The last is a sight to behold. It’s rare for musical theatre to require an extraordinary level of choreography and gymnastic prowess – perhaps the closest I’ve seen was the acrobatic flair of Barnum, which came to Melbourne earlier this year. Yet not even the circus musical comes close to the dynamic and demanding athleticism on display here.

 

Michael Ralph’s choreography (together with Natalie Commons’ cheer-coaching) pulls out all the stops to create set pieces that mix synchronicity and individual feats into a blaze of athletic glory.  The group work dazzles in a range of dance styles, and the wow factor is even higher in the gravity-defying filigree these backflipping acro-brats work into their routines.

not a single weak link … a ridiculously entertaining, feel-good experience

There’s not a single weak link, with two charismatic leads igniting the central buddy story between queen bees Campbell (Kirby Burgess) and Danielle (Jasmine Smith), whose friendship is forged in the crucible of inter-school rivalry.
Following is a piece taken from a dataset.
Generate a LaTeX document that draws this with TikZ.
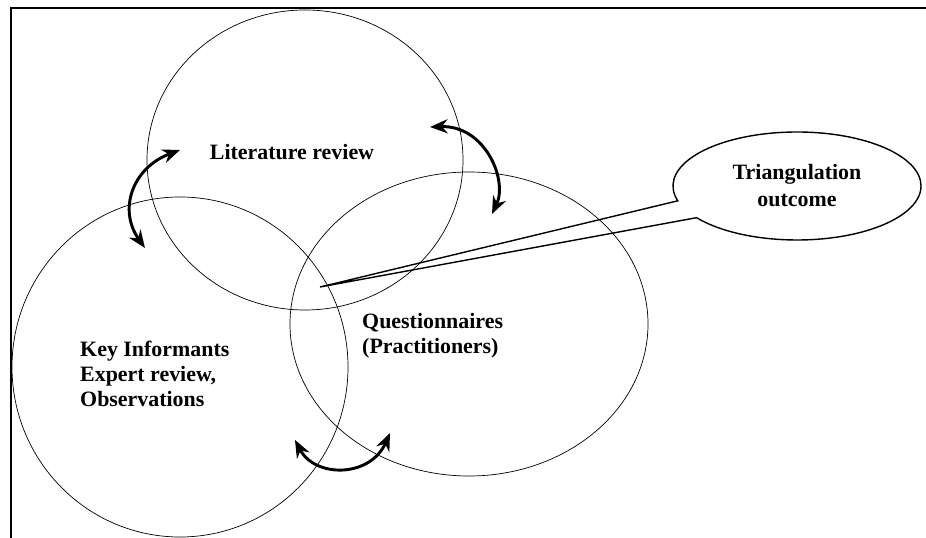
\documentclass[tikz,border=0pt]{standalone}
\usepackage{fontspec}
\setmainfont{Liberation Serif}
\usepackage{tikz}
\usetikzlibrary{positioning}
\usetikzlibrary{arrows.meta,shapes.geometric,shapes.callouts}

\begin{document}
\begin{tikzpicture}[x=0.03cm,y=0.03cm]
    \useasboundingbox (0,0) rectangle (926,538);
    %Frame
    \draw[line width=1.6pt] (926,530) -- (11,530) -- (11,0);
    %Circles
    \begin{scope}[every node/.style={ellipse,draw,line width=0.6pt,inner sep=0pt}]
        \node(lit)[minimum width=9.48cm,minimum height=9cm] at (305,378) {};
        \node(key)[minimum width=10.08cm,minimum height=10.2cm] at (180,171) {};
        \node(quest)[minimum width=10.74cm,minimum height=9.12cm] at (469,214) {};
    \end{scope}
    %Labels
    \begin{scope}[every node/.style={font=\bfseries\fontsize{18.7}{21}\selectfont,align=left,inner sep=0pt}]
        \node(littext) at (292,386) {Literature review};
        \node(keytext)[anchor=west] at (80,164) {Key Informants\\Expert review,\\Observations};
        \node(questtext)[anchor=west] at (362,202) {Questionnaires\\(Practitioners)};
    \end{scope}
    %Callout
    \coordinate (tip) at (320,251);
    \node(outcome)[ellipse callout,draw,line width=1.2pt,minimum width=7.44cm,minimum height=3.24cm,
        callout absolute pointer={(tip)},callout pointer arc=20,align=center,
        font=\bfseries\fontsize{18.7}{23}\selectfont] at (797,352) {Triangulation\\outcome};
    %Arrows
    \coordinate (a1) at (145,290);
    \coordinate (b1) at (180,388);
    \coordinate (a2) at (430,411);
    \coordinate (b2) at (492,324);
    \coordinate (a3) at (295,98);
    \coordinate (b3) at (390,105);
    \begin{scope}[line width=2.5pt, >={Stealth[length=15pt,width=12pt]}]
        \draw[<->] (a1) .. controls (118,328) and (132,370) .. (b1);
        \draw[<->] (a2) .. controls (485,413) and (508,358) .. (b2);
        \draw[<->] (a3) .. controls (315,60) and (370,60) .. (b3);
    \end{scope}
\end{tikzpicture}
\end{document}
Jasmine Smith as Danielle with the Jackson High School hip-hop crew.
Jasmine Smith as Danielle with the Jackson High School hip-hop crew.Credit:Nico Keenan

As their vocals soar from pop to soul, superb comic acting from the supporting cast fleshes out the cliquey world of adolescence. Baylie Carson is adorable, and terrifically funny, as a misfit who finds unexpected popularity in a school of misfits.

 

Emily Thompson and Hollie James get their ditz on as besties transformed into mean girls, while Marty Alix and Samantha Bruzzese are fierce as soul-sister sidekicks on the other team. Karla Tonkich as ultra-biatch Eva revels in camp villainy, and the male cast members carve out recognisable sketches – and pull off some wicked street dancing – without taking the spotlight from the women Bring It On puts centre stage.

Updated with racial and class politics, the musical version of Bring It On outstrips the film.
Updated with racial and class politics, the musical version of Bring It On outstrips the film. Credit:Nico Keenan

 

Alister Smith directs with pep and precision, confecting a musical theatre experience where dance, acting, acrobatics and song effortlessly combine. It’s a ridiculously entertaining, feel-good experience, and if you know any teenage girls – as many in the opening night audience did – this is their perfect night out, and probably the most exciting show for them since Wicked.